**SOURCE DATA:**
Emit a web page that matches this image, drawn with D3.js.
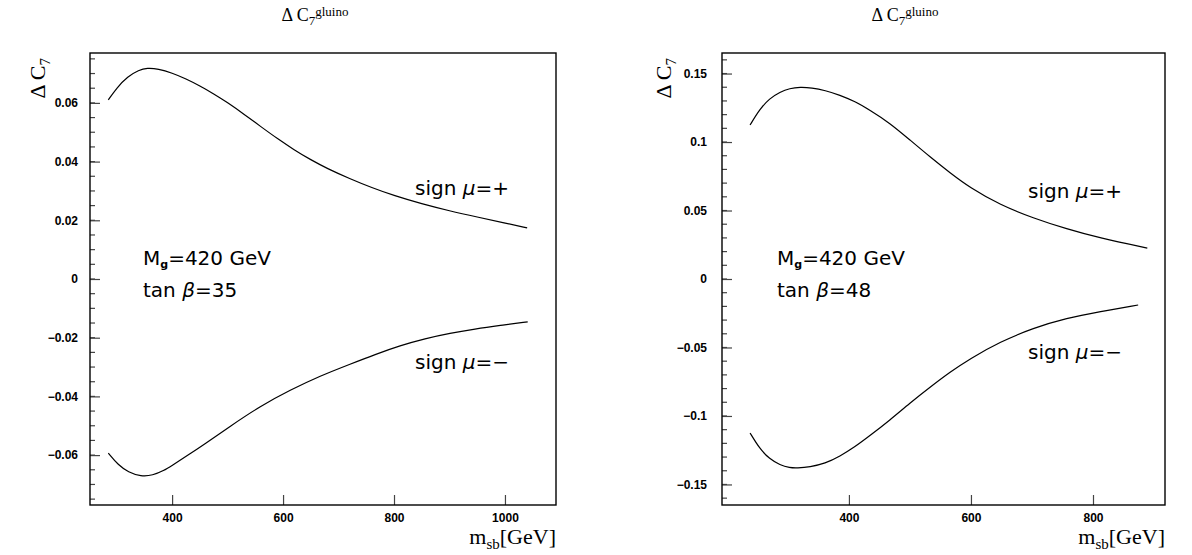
<!DOCTYPE html>
<html><head><meta charset="utf-8">
<script src="https://cdnjs.cloudflare.com/ajax/libs/d3/7.8.5/d3.min.js"></script>
<style>
html,body{margin:0;padding:0;background:#fff;}
svg{display:block;}
.tick text{font-family:"Liberation Sans",Arial,sans-serif;font-weight:bold;font-size:12px;fill:#000;}
</style></head>
<body>
<svg id="chart" width="1192" height="555"></svg>
<script>
// ---- data ----
// Left panel: tan beta = 35
const leftPlusX  = [285, 300, 320, 340, 355, 375, 400, 425, 450, 475, 500, 530, 560, 590, 620, 650, 680, 720, 760, 800, 850, 900, 950, 1000, 1040];
const leftPlusY  = [0.0610, 0.0651, 0.0690, 0.0712, 0.0719, 0.0716, 0.0702, 0.0682, 0.0658, 0.0631, 0.0601, 0.0561, 0.0519, 0.0478, 0.0440, 0.0406, 0.0376, 0.0342, 0.0311, 0.0284, 0.0256, 0.0232, 0.0211, 0.0191, 0.0174];
const leftMinusX = [285, 303, 321, 344, 365, 385, 400, 427, 456, 505, 559, 613, 667, 721, 766, 811, 856, 901, 946, 991, 1041];
const leftMinusY = [-0.0593, -0.0634, -0.0658, -0.0673, -0.0669, -0.0653, -0.0635, -0.0602, -0.0566, -0.0501, -0.0433, -0.0378, -0.0330, -0.0290, -0.0257, -0.0227, -0.0203, -0.0185, -0.0170, -0.0158, -0.0146];
// Right panel: tan beta = 48
const rightPlusX  = [238, 254, 270, 287, 303, 320, 339, 361, 385, 410, 434, 467, 500, 533, 566, 598, 648, 702, 757, 811, 889];
const rightPlusY  = [0.1124, 0.1241, 0.1318, 0.1365, 0.1392, 0.1401, 0.1396, 0.1377, 0.1343, 0.1296, 0.1234, 0.1139, 0.1015, 0.0891, 0.0774, 0.0668, 0.0540, 0.0445, 0.0365, 0.0299, 0.0226];
const rightMinusX = [238, 254, 270, 287, 303, 315, 336, 361, 385, 410, 434, 467, 500, 533, 566, 598, 648, 702, 757, 811, 874];
const rightMinusY = [-0.1124, -0.1241, -0.1314, -0.1358, -0.1378, -0.1380, -0.1372, -0.1347, -0.1295, -0.1225, -0.1145, -0.1031, -0.0906, -0.0790, -0.0679, -0.0583, -0.0458, -0.0358, -0.0285, -0.0239, -0.0190];

const leftXTicks  = [400, 600, 800, 1000];
const leftYTicks  = [-0.06, -0.04, -0.02, 0, 0.02, 0.04, 0.06];
const rightXTicks = [400, 600, 800];
const rightYTicks = [-0.15, -0.1, -0.05, 0, 0.05, 0.1, 0.15];
const leftYLabels  = ["\u22120.06","\u22120.04","\u22120.02","0","0.02","0.04","0.06"];
const rightYLabels = ["\u22120.15","\u22120.1","\u22120.05","0","0.05","0.1","0.15"];

const svg = d3.select("#chart");

function panel(cfg){
  const g = svg.append("g");
  const x = d3.scaleLinear().domain(cfg.xDomain).range([cfg.x0, cfg.x1]);
  const y = d3.scaleLinear().domain(cfg.yDomain).range([cfg.y1, cfg.y0]);

  // minor y ticks
  const minor = d3.range(Math.ceil(cfg.yDomain[0]/cfg.yMinor-1e-9), Math.floor(cfg.yDomain[1]/cfg.yMinor+1e-9)+1).map(k=>k*cfg.yMinor);
  g.append("g").selectAll("line").data(minor).join("line")
    .attr("x1", cfg.x0).attr("x2", cfg.x0+5)
    .attr("y1", d=>y(d)).attr("y2", d=>y(d))
    .attr("stroke","#444").attr("stroke-width",1.2);

  // y axis major
  const ya = g.append("g").attr("transform",`translate(${cfg.x0},0)`)
    .call(d3.axisLeft(y).tickValues(cfg.yTicks).tickSize(-10).tickPadding(cfg.yPad)
      .tickFormat((d,i)=>cfg.yLabels[i]));
  ya.select(".domain").remove();
  ya.selectAll(".tick line").attr("stroke","#444").attr("stroke-width",1.2);

  // x axis major
  const xa = g.append("g").attr("transform",`translate(0,${cfg.y1})`)
    .call(d3.axisBottom(x).tickValues(cfg.xTicks).tickSize(-10).tickPadding(8).tickFormat(d3.format("d")));
  xa.select(".domain").remove();
  xa.selectAll(".tick line").attr("stroke","#444").attr("stroke-width",1.2);

  // frame
  g.append("rect").attr("x",cfg.x0).attr("y",cfg.y0)
    .attr("width",cfg.x1-cfg.x0).attr("height",cfg.y1-cfg.y0)
    .attr("fill","none").attr("stroke","#000").attr("stroke-width",1.4);

  const line = d3.line().x(d=>x(d[0])).y(d=>y(d[1])).curve(d3.curveBasis);
  [[cfg.px,cfg.py],[cfg.mx,cfg.my]].forEach(([xs,ys])=>{
    g.append("path").datum(d3.zip(xs,ys)).attr("d",line)
      .attr("fill","none").attr("stroke","#000").attr("stroke-width",1.2);
  });

  // title
  const t = g.append("text").attr("x",cfg.titleX).attr("y",21).attr("text-anchor","middle")
    .attr("font-family","'Liberation Serif','Times New Roman',serif").attr("font-size",18);
  t.append("tspan").text("\u0394 C");
  t.append("tspan").attr("font-size",13).attr("dy",4).text("7");
  t.append("tspan").attr("font-size",13).attr("dy",-9).text("gluino");

  // y label
  const yl = g.append("text").attr("transform",`translate(${cfg.x0-cfg.ylOff},${cfg.y0+5}) rotate(-90)`)
    .attr("text-anchor","end").attr("font-family","'Liberation Serif','Times New Roman',serif").attr("font-size",22);
  yl.append("tspan").text("\u0394 C");
  yl.append("tspan").attr("font-size",15).attr("dy",5).text("7");

  // x label
  const xl = g.append("text").attr("x",cfg.x1).attr("y",544).attr("text-anchor","end")
    .attr("font-family","'Liberation Serif','Times New Roman',serif").attr("font-size",22);
  xl.append("tspan").text("m");
  xl.append("tspan").attr("font-size",15).attr("dy",5).text("sb");
  xl.append("tspan").attr("dy",-5).text("[GeV]");

  // annotations
  const af = "'DejaVu Sans',sans-serif";
  const a1 = g.append("text").attr("x",cfg.annX).attr("y",265).attr("font-family",af).attr("font-size",20);
  a1.append("tspan").text("M");
  a1.append("tspan").attr("font-size",11).attr("font-weight","bold").attr("dy",3).text("g");
  a1.append("tspan").attr("dy",-3).text("=420 GeV");
  const a2 = g.append("text").attr("x",cfg.annX).attr("y",297).attr("font-family",af).attr("font-size",20);
  a2.append("tspan").text("tan ");
  a2.append("tspan").attr("font-style","italic").text("\u03B2");
  a2.append("tspan").text("="+cfg.tanb);

  const s1 = g.append("text").attr("x",cfg.signX).attr("y",cfg.signPlusY).attr("font-family",af).attr("font-size",20);
  s1.append("tspan").text("sign ");
  s1.append("tspan").attr("font-style","italic").text("\u03BC");
  s1.append("tspan").text("=+");
  const s2 = g.append("text").attr("x",cfg.signX).attr("y",cfg.signMinusY).attr("font-family",af).attr("font-size",20);
  s2.append("tspan").text("sign ");
  s2.append("tspan").attr("font-style","italic").text("\u03BC");
  s2.append("tspan").text("=\u2212");
}

panel({x0:90,x1:556,y0:53,y1:505,xDomain:[252,1092],yDomain:[-0.077,0.077],
  xTicks:leftXTicks,yTicks:leftYTicks,yLabels:leftYLabels,yMinor:0.005,yPad:12,ylOff:45,
  px:leftPlusX,py:leftPlusY,mx:leftMinusX,my:leftMinusY,
  titleX:315,annX:143,tanb:"35",signX:415,signPlusY:195,signMinusY:369});

panel({x0:722,x1:1165,y0:53,y1:505,xDomain:[192,918],yDomain:[-0.165,0.165],
  xTicks:rightXTicks,yTicks:rightYTicks,yLabels:rightYLabels,yMinor:0.01,yPad:15,ylOff:51,
  px:rightPlusX,py:rightPlusY,mx:rightMinusX,my:rightMinusY,
  titleX:905,annX:777,tanb:"48",signX:1028,signPlusY:198,signMinusY:359});
</script>
</body></html>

**GIVEN PROBLEM:** Write out an exact copy of the listing, first line through the line containing "-0.0285, -0.0239, -0.0190];", with the pictures left out.

**FULL RESPONSE:**
Emit a web page that matches this image, drawn with D3.js.
<!DOCTYPE html>
<html><head><meta charset="utf-8">
<script src="https://cdnjs.cloudflare.com/ajax/libs/d3/7.8.5/d3.min.js"></script>
<style>
html,body{margin:0;padding:0;background:#fff;}
svg{display:block;}
.tick text{font-family:"Liberation Sans",Arial,sans-serif;font-weight:bold;font-size:12px;fill:#000;}
</style></head>
<body>
<svg id="chart" width="1192" height="555"></svg>
<script>
// ---- data ----
// Left panel: tan beta = 35
const leftPlusX  = [285, 300, 320, 340, 355, 375, 400, 425, 450, 475, 500, 530, 560, 590, 620, 650, 680, 720, 760, 800, 850, 900, 950, 1000, 1040];
const leftPlusY  = [0.0610, 0.0651, 0.0690, 0.0712, 0.0719, 0.0716, 0.0702, 0.0682, 0.0658, 0.0631, 0.0601, 0.0561, 0.0519, 0.0478, 0.0440, 0.0406, 0.0376, 0.0342, 0.0311, 0.0284, 0.0256, 0.0232, 0.0211, 0.0191, 0.0174];
const leftMinusX = [285, 303, 321, 344, 365, 385, 400, 427, 456, 505, 559, 613, 667, 721, 766, 811, 856, 901, 946, 991, 1041];
const leftMinusY = [-0.0593, -0.0634, -0.0658, -0.0673, -0.0669, -0.0653, -0.0635, -0.0602, -0.0566, -0.0501, -0.0433, -0.0378, -0.0330, -0.0290, -0.0257, -0.0227, -0.0203, -0.0185, -0.0170, -0.0158, -0.0146];
// Right panel: tan beta = 48
const rightPlusX  = [238, 254, 270, 287, 303, 320, 339, 361, 385, 410, 434, 467, 500, 533, 566, 598, 648, 702, 757, 811, 889];
const rightPlusY  = [0.1124, 0.1241, 0.1318, 0.1365, 0.1392, 0.1401, 0.1396, 0.1377, 0.1343, 0.1296, 0.1234, 0.1139, 0.1015, 0.0891, 0.0774, 0.0668, 0.0540, 0.0445, 0.0365, 0.0299, 0.0226];
const rightMinusX = [238, 254, 270, 287, 303, 315, 336, 361, 385, 410, 434, 467, 500, 533, 566, 598, 648, 702, 757, 811, 874];
const rightMinusY = [-0.1124, -0.1241, -0.1314, -0.1358, -0.1378, -0.1380, -0.1372, -0.1347, -0.1295, -0.1225, -0.1145, -0.1031, -0.0906, -0.0790, -0.0679, -0.0583, -0.0458, -0.0358, -0.0285, -0.0239, -0.0190];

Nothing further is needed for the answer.